Me: I sincerely appreciate it. I thank you for your service, sir. Its because of people like you that I have the freedom to do what I am doing. This is something that I strongly believe in, obviously, because Im out here freezing my balls off.
Hood: And i appreciate that you are exercising your rights.
Me: Can I have my property back please, sir?
This is where the video picks up…
Corrie told me that several cars honked at him in support of making them aware of the checkpoint and several turned around and took a detour. Obviously not a wasted endeavor. Are DUI Checkpoints REALLY about catching drunk drivers? Are they effective? Consider this, in 2006 the Arizona Daily Star reported this…

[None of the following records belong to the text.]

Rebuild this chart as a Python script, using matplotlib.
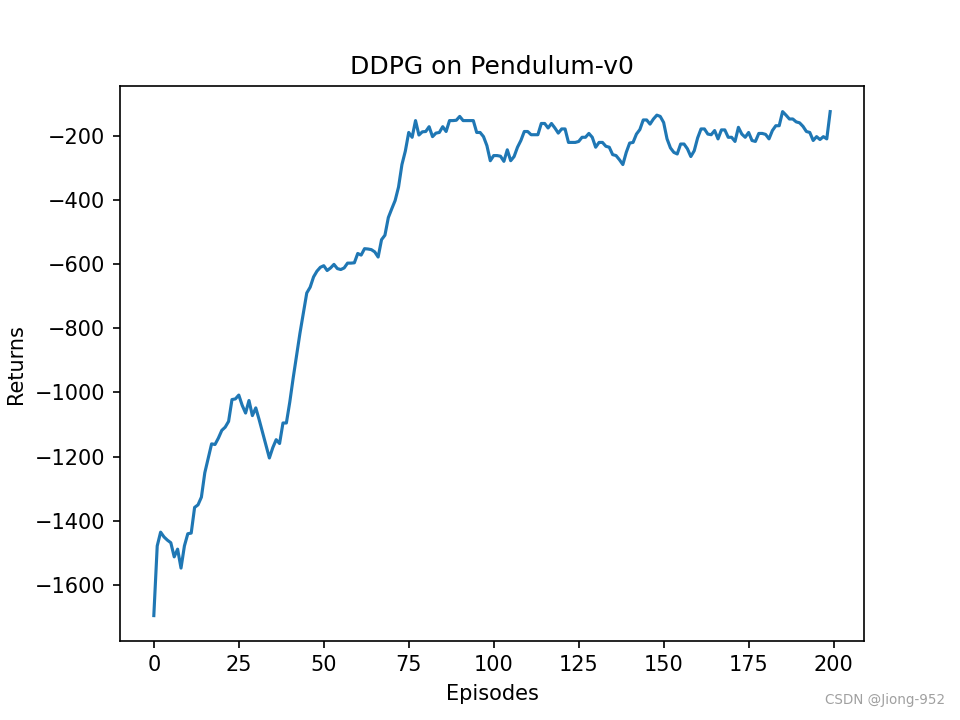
import matplotlib
matplotlib.use('Agg')
import matplotlib.pyplot as plt
import numpy as np

# returns per episode
returns = [
    -1695, -1478, -1435, -1450, -1460, -1468, -1512, -1488, -1547, -1478,
    -1440, -1438, -1358, -1350, -1326, -1250, -1205, -1160, -1162, -1142,
    -1118, -1108, -1090, -1022, -1020, -1008, -1040, -1064, -1025, -1072,
    -1048, -1085, -1125, -1165, -1204, -1172, -1147, -1159, -1095, -1095,
    -1030, -955, -885, -815, -753, -690, -672, -640, -622, -610,
    -605, -620, -612, -601, -614, -617, -612, -597, -597, -596,
    -567, -572, -552, -553, -555, -562, -578, -524, -510, -455,
    -428, -402, -360, -290, -248, -190, -205, -153, -198, -188,
    -187, -172, -203, -192, -190, -172, -187, -153, -153, -152,
    -140, -153, -153, -153, -153, -190, -190, -203, -231, -278,
    -262, -262, -264, -280, -244, -278, -265, -236, -215, -187,
    -187, -197, -197, -197, -162, -162, -176, -162, -176, -192,
    -179, -179, -221, -221, -221, -218, -205, -205, -193, -205,
    -236, -221, -221, -233, -236, -259, -262, -275, -290, -252,
    -223, -221, -195, -181, -151, -151, -164, -148, -136, -140,
    -159, -210, -238, -252, -257, -226, -226, -241, -265, -247,
    -207, -179, -179, -195, -197, -184, -210, -182, -182, -205,
    -205, -218, -174, -195, -205, -190, -215, -218, -193, -193,
    -196, -210, -184, -169, -169, -125, -136, -148, -148, -157,
    -160, -171, -187, -190, -215, -203, -212, -203, -210, -125,
]
episodes = np.arange(len(returns))

fig, ax = plt.subplots(figsize=(6.4, 4.8), dpi=150)
ax.plot(episodes, returns)
ax.set_xlabel('Episodes')
ax.set_ylabel('Returns')
ax.set_title('DDPG on Pendulum-v0')

# watermark
fig.text(0.985, 0.018, 'CSDN @Jiong-952', ha='right', va='bottom',
         fontsize=6.5, color='#a0a0a0')

plt.savefig('out.png', dpi=150)
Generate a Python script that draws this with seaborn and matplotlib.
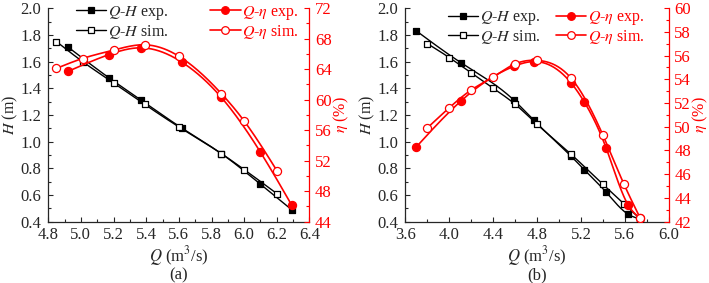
import numpy as np
import pandas as pd
import matplotlib
matplotlib.use("Agg")
import matplotlib.pyplot as plt
from matplotlib.lines import Line2D
from matplotlib.ticker import MultipleLocator
import seaborn as sns

# ---------------- data: panel (a) ----------------
a_q_exp = [4.92, 5.17, 5.37, 5.62, 5.86, 6.10, 6.29]
a_h_exp = [1.71, 1.48, 1.31, 1.10, 0.91, 0.68, 0.49]
a_eta_exp = [63.7, 65.9, 66.8, 64.9, 60.3, 53.1, 46.2]
a_q_sim = [4.85, 5.01, 5.20, 5.39, 5.60, 5.86, 6.00, 6.20]
a_h_sim = [1.75, 1.60, 1.44, 1.28, 1.11, 0.91, 0.79, 0.61]
a_eta_sim = [64.1, 65.4, 66.5, 67.2, 65.7, 60.8, 57.2, 50.7]

# ---------------- data: panel (b) ----------------
b_q_exp = [3.70, 4.11, 4.59, 4.77, 5.11, 5.23, 5.43, 5.63, 5.74]
b_h_exp = [1.83, 1.59, 1.31, 1.16, 0.89, 0.79, 0.62, 0.455, 0.42]
b_eta_exp = [48.3, 52.2, 55.1, 55.5, 53.7, 52.1, 48.2, 43.4, 42.3]
b_q_sim = [3.80, 4.00, 4.20, 4.40, 4.60, 4.80, 5.11, 5.40, 5.59, 5.74]
b_h_sim = [1.735, 1.63, 1.515, 1.40, 1.28, 1.13, 0.905, 0.68, 0.535, 0.42]
b_eta_sim = [49.9, 51.6, 53.1, 54.2, 55.3, 55.6, 54.1, 49.3, 45.2, 42.3]

legend_labels_h = ["$Q$-$H$ exp.", "$Q$-$H$ sim."]
legend_labels_eta = ["$Q$-$\\eta$ exp.", "$Q$-$\\eta$ sim."]
x_label = "$Q$ (m$^3$/s)"
h_label = "$H$ (m)"
eta_label = "$\\eta$ (%)"
panel_labels = ["(a)", "(b)"]

sns.set_style("ticks")
plt.rcParams["font.family"] = ["Liberation Serif", "DejaVu Serif"]
plt.rcParams["mathtext.fontset"] = "stix"
plt.rcParams["font.size"] = 12

RED = "#ff0000"
FS = 12
LFS = 11.5


def spline(x, y, n=300):
    x = np.asarray(x, float)
    y = np.asarray(y, float)
    m = len(x)
    h = np.diff(x)
    A = np.zeros((m, m))
    r = np.zeros(m)
    A[0, 0] = A[-1, -1] = 1.0
    for i in range(1, m - 1):
        A[i, i - 1] = h[i - 1]
        A[i, i] = 2 * (h[i - 1] + h[i])
        A[i, i + 1] = h[i]
        r[i] = 3 * ((y[i + 1] - y[i]) / h[i] - (y[i] - y[i - 1]) / h[i - 1])
    c = np.linalg.solve(A, r)
    b = (y[1:] - y[:-1]) / h - h * (2 * c[:-1] + c[1:]) / 3
    d = (c[1:] - c[:-1]) / (3 * h)
    xs = np.linspace(x[0], x[-1], n)
    idx = np.clip(np.searchsorted(x, xs, side="right") - 1, 0, m - 2)
    dx = xs - x[idx]
    ys = y[idx] + b[idx] * dx + c[idx] * dx ** 2 + d[idx] * dx ** 3
    return pd.DataFrame({"x": xs, "y": ys})


def series(ax, q, v, color, marker, filled, lw, ms, z):
    df = spline(q, v)
    sns.lineplot(data=df, x="x", y="y", ax=ax, color=color, lw=lw,
                 sort=False, estimator=None, zorder=z)
    pts = pd.DataFrame({"x": q, "y": v})
    sns.scatterplot(data=pts, x="x", y="y", ax=ax, marker=marker, s=ms,
                    facecolor=color if filled else "white", edgecolor=color,
                    linewidth=0.9, zorder=z + 0.5)


fig = plt.figure(figsize=(7.09, 2.83), dpi=100)

panels = [
    dict(rect=[0.068, 0.217, 0.3685, 0.754], q_exp=a_q_exp, h_exp=a_h_exp,
         e_exp=a_eta_exp, q_sim=a_q_sim, h_sim=a_h_sim, e_sim=a_eta_sim,
         xlim=(4.8, 6.4), xmaj=0.2, xmin=0.1, elim=(44, 72), emaj=4, emin=2,
         lk=(0.105, 1.02), lr=(0.62, 1.02), label=panel_labels[0]),
    dict(rect=[0.5717, 0.217, 0.3715, 0.754], q_exp=b_q_exp, h_exp=b_h_exp,
         e_exp=b_eta_exp, q_sim=b_q_sim, h_sim=b_h_sim, e_sim=b_eta_sim,
         xlim=(3.6, 6.0), xmaj=0.4, xmin=0.2, elim=(42, 60), emaj=2, emin=1,
         lk=(0.161, 0.995), lr=(0.572, 0.995), label=panel_labels[1]),
]

for p in panels:
    ax = fig.add_axes(p["rect"])
    ax2 = ax.twinx()
    series(ax, p["q_exp"], p["h_exp"], "black", "s", True, 1.0, 24, 3)
    series(ax, p["q_sim"], p["h_sim"], "black", "s", False, 1.0, 24, 4)
    series(ax2, p["q_exp"], p["e_exp"], RED, "o", True, 1.2, 34, 3)
    series(ax2, p["q_sim"], p["e_sim"], RED, "o", False, 1.2, 34, 4)

    ax.set_xlim(*p["xlim"])
    ax.set_ylim(0.4, 2.0)
    ax2.set_ylim(*p["elim"])
    ax.xaxis.set_major_locator(MultipleLocator(p["xmaj"]))
    ax.xaxis.set_minor_locator(MultipleLocator(p["xmin"]))
    ax.yaxis.set_major_locator(MultipleLocator(0.2))
    ax.yaxis.set_minor_locator(MultipleLocator(0.1))
    ax2.yaxis.set_major_locator(MultipleLocator(p["emaj"]))
    ax2.yaxis.set_minor_locator(MultipleLocator(p["emin"]))
    ax.xaxis.set_major_formatter(plt.FuncFormatter(lambda v, _: f"{v:.1f}"))
    ax.yaxis.set_major_formatter(plt.FuncFormatter(lambda v, _: f"{v:.1f}"))
    ax2.yaxis.set_major_formatter(plt.FuncFormatter(lambda v, _: f"{v:.0f}"))

    for a in (ax, ax2):
        a.spines["top"].set_visible(False)
        for s in a.spines.values():
            s.set_linewidth(0.9)
    ax.spines["right"].set_visible(False)
    ax2.spines["left"].set_visible(False)
    ax2.spines["bottom"].set_visible(False)
    ax2.spines["right"].set_color(RED)

    ax.tick_params(axis="both", which="major", direction="in", length=3.5,
                   width=0.8, labelsize=FS, pad=5, top=False, right=False)
    ax.tick_params(axis="both", which="minor", direction="in", length=2,
                   width=0.8, top=False, right=False)
    ax.tick_params(axis="x", which="major", pad=4)
    ax2.tick_params(axis="y", which="major", direction="in", length=3.5,
                    width=0.8, labelsize=FS, pad=4, colors=RED)
    ax2.tick_params(axis="y", which="minor", direction="in", length=2,
                    width=0.8, colors=RED)

    ax.set_xlabel(x_label, fontsize=FS, labelpad=0.5)
    ax.set_ylabel(h_label, fontsize=11.5, labelpad=0)
    ax2.set_ylabel(eta_label, fontsize=11.5, color=RED, labelpad=0)
    ax.text(0.5, -0.25, p["label"], transform=ax.transAxes, ha="center",
            va="center", fontsize=FS)

    hk = [Line2D([0], [0], color="black", lw=1.0, marker="s", markersize=4.8,
                 markerfacecolor=fc, markeredgecolor="black", markeredgewidth=0.9)
          for fc in ("black", "white")]
    hr = [Line2D([0], [0], color=RED, lw=1.2, marker="o", markersize=5.5,
                 markerfacecolor=fc, markeredgecolor=RED, markeredgewidth=0.9)
          for fc in (RED, "white")]
    leg1 = ax.legend(hk, legend_labels_h, loc="upper left", bbox_to_anchor=p["lk"],
                     frameon=False, fontsize=LFS, handlelength=1.9,
                     handletextpad=0.1, borderpad=0, borderaxespad=0,
                     labelspacing=0.05)
    leg2 = ax2.legend(hr, legend_labels_eta, loc="upper left", bbox_to_anchor=p["lr"],
                      frameon=False, fontsize=LFS, handlelength=1.9,
                      handletextpad=0.1, borderpad=0, borderaxespad=0,
                      labelspacing=0.05)
    for t in leg2.get_texts():
        t.set_color(RED)

fig.savefig("out.png", dpi=100)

Pima County sobriety checkpoints have netted a tiny number of DUI arrests despite stopping tens of thousands of drivers since 2005, an Arizona Daily Star investigation has found. Since the Sheriff’s Department began staging checkpoints nearly two years ago — overriding authorities’ previous concerns that the stops yielded few arrests — fewer than 1 percent of the more than 46,000 drivers stopped have been arrested on suspicion of DUI. And fewer than half of those arrested have been convicted. Even with the low arrest rates, proponents defend the checkpoints, saying they deter drunken driving by educating people about its dangers. Every person deputies stop receives anti-drunken-driving pamphlets, which they say means one more person who may avoid driving under the influence. Source http://www.eller.arizona.edu
Even though this report from the Arizona Daily Star was 7 years ago, I believe it’s safe to assume these checkpoints are no more effective today. I have sent an email to the Fulton Police Department in regards to which “code” Corrie was in violation of by holding his sign on a public sidewalk. No reply yet. In conclusion I would like to thank Corrie for his heads up thinking and on-the-fly sign making to alert the locals.